*PROBLEM STATEMENT*: Quote the whole listing exactly. Leave the pictures out of your copy.

[Excerpt from a dataset]
****************
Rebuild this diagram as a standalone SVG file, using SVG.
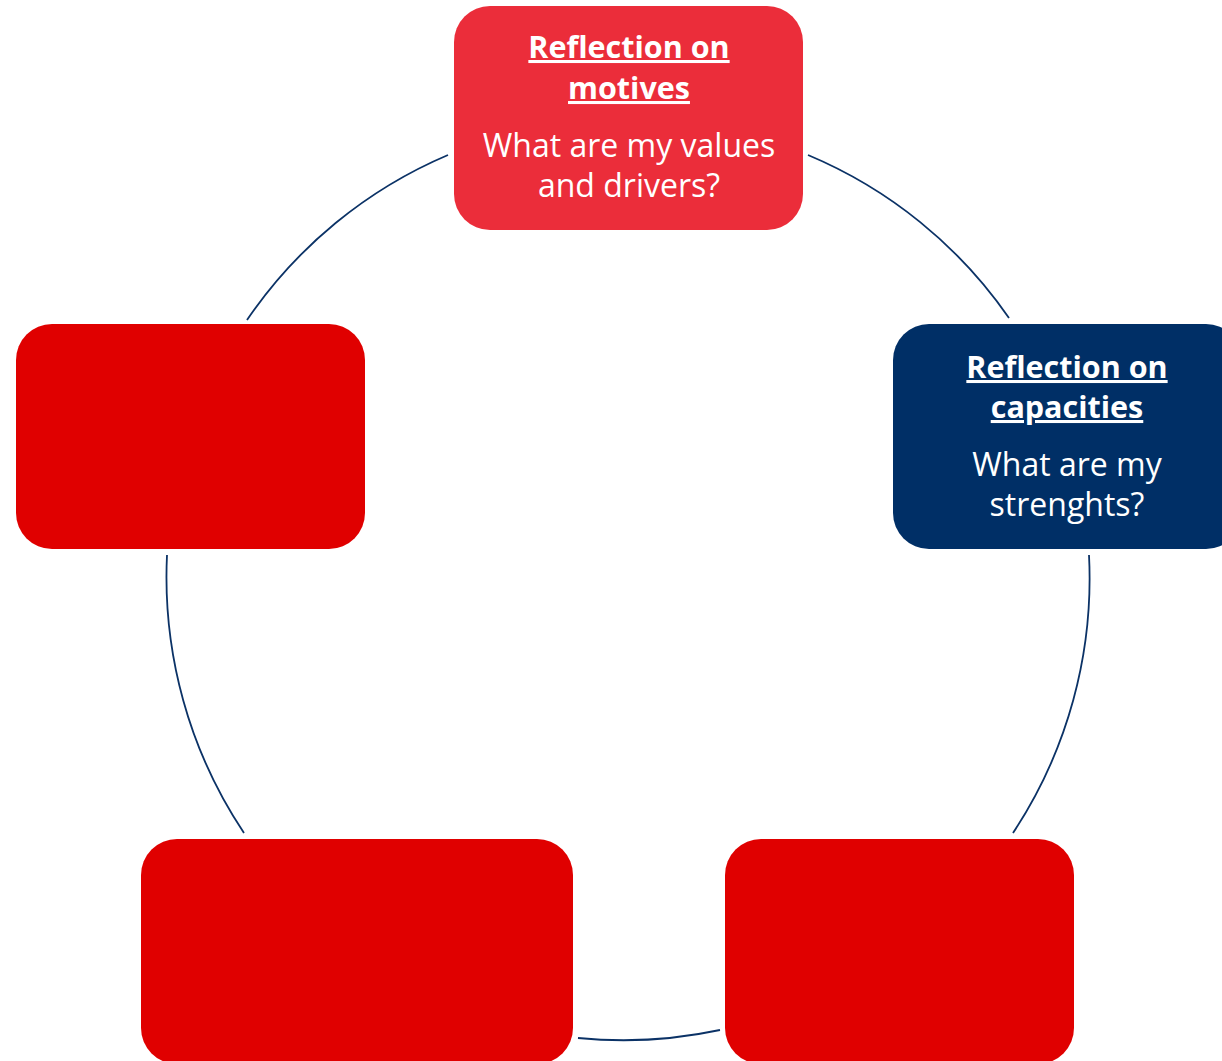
<svg xmlns="http://www.w3.org/2000/svg" width="1222" height="1061" viewBox="0 0 1222 1061">
<style>
.arc{fill:none;stroke:#0B3266;stroke-width:1.8}
.t{font-family:"Open Sans",Lato,sans-serif;fill:#fff;text-anchor:middle}
.h{font-weight:bold;font-size:30.5px;text-decoration:underline}
.b{font-size:32px}
</style>
<rect width="1222" height="1061" fill="#fff"/>
<g id="connectors">
<path class="arc" d="M247,320 A461,461 0 0 1 448,155"/>
<path class="arc" d="M808,155 A461,461 0 0 1 1009,318"/>
<path class="arc" d="M1089,555 A461,461 0 0 1 1013,833"/>
<path class="arc" d="M720,1030 A461,461 0 0 1 578,1038"/>
<path class="arc" d="M244,833 A461,461 0 0 1 167,555"/>
</g>
<g id="motives">
<rect x="454" y="6" width="349" height="224" rx="36" fill="#EB2D3A"/>
<text class="t h" x="629" y="58">Reflection on</text>
<text class="t h" x="629" y="99">motives</text>
<text class="t b" x="629" y="157">What are my values</text>
<text class="t b" x="629" y="197">and drivers?</text>
</g>
<g id="capacities">
<rect x="893" y="324" width="349" height="225" rx="36" fill="#002F66"/>
<text class="t h" x="1067" y="378">Reflection on</text>
<text class="t h" x="1067" y="418">capacities</text>
<text class="t b" x="1067" y="476">What are my</text>
<text class="t b" x="1067" y="516">strenghts?</text>
</g>
<g id="left">
<rect x="16" y="324" width="349" height="225" rx="36" fill="#E00000"/>
</g>
<g id="bottom-left">
<rect x="141" y="839" width="432" height="225" rx="36" fill="#E00000"/>
</g>
<g id="bottom-right">
<rect x="725" y="839" width="349" height="225" rx="36" fill="#E00000"/>
</g>
</svg>
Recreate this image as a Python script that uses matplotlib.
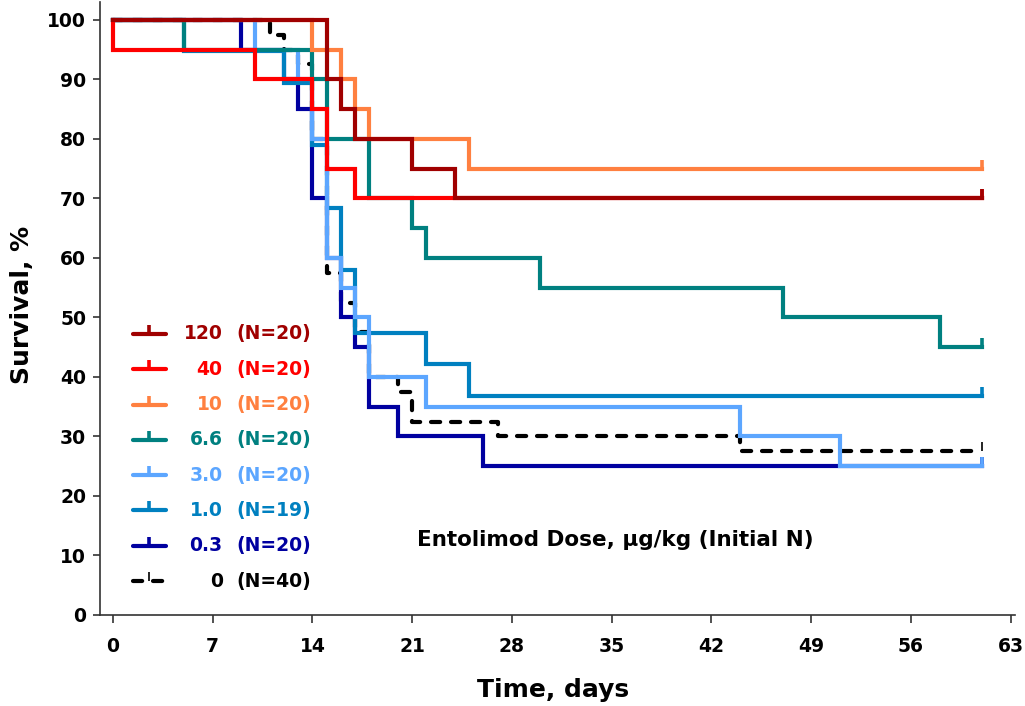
****************
*WRITTEN RESPONSE*:
Rebuild this diagram as a standalone SVG file, using SVG.
<svg xmlns="http://www.w3.org/2000/svg" width="1222" height="1061" viewBox="0 0 1222 1061">
<style>
.arc{fill:none;stroke:#0B3266;stroke-width:1.8}
.t{font-family:"Open Sans",Lato,sans-serif;fill:#fff;text-anchor:middle}
.h{font-weight:bold;font-size:30.5px;text-decoration:underline}
.b{font-size:32px}
</style>
<rect width="1222" height="1061" fill="#fff"/>
<g id="connectors">
<path class="arc" d="M247,320 A461,461 0 0 1 448,155"/>
<path class="arc" d="M808,155 A461,461 0 0 1 1009,318"/>
<path class="arc" d="M1089,555 A461,461 0 0 1 1013,833"/>
<path class="arc" d="M720,1030 A461,461 0 0 1 578,1038"/>
<path class="arc" d="M244,833 A461,461 0 0 1 167,555"/>
</g>
<g id="motives">
<rect x="454" y="6" width="349" height="224" rx="36" fill="#EB2D3A"/>
<text class="t h" x="629" y="58">Reflection on</text>
<text class="t h" x="629" y="99">motives</text>
<text class="t b" x="629" y="157">What are my values</text>
<text class="t b" x="629" y="197">and drivers?</text>
</g>
<g id="capacities">
<rect x="893" y="324" width="349" height="225" rx="36" fill="#002F66"/>
<text class="t h" x="1067" y="378">Reflection on</text>
<text class="t h" x="1067" y="418">capacities</text>
<text class="t b" x="1067" y="476">What are my</text>
<text class="t b" x="1067" y="516">strenghts?</text>
</g>
<g id="left">
<rect x="16" y="324" width="349" height="225" rx="36" fill="#E00000"/>
</g>
<g id="bottom-left">
<rect x="141" y="839" width="432" height="225" rx="36" fill="#E00000"/>
</g>
<g id="bottom-right">
<rect x="725" y="839" width="349" height="225" rx="36" fill="#E00000"/>
</g>
</svg>
Recreate this image as a Python script that uses matplotlib.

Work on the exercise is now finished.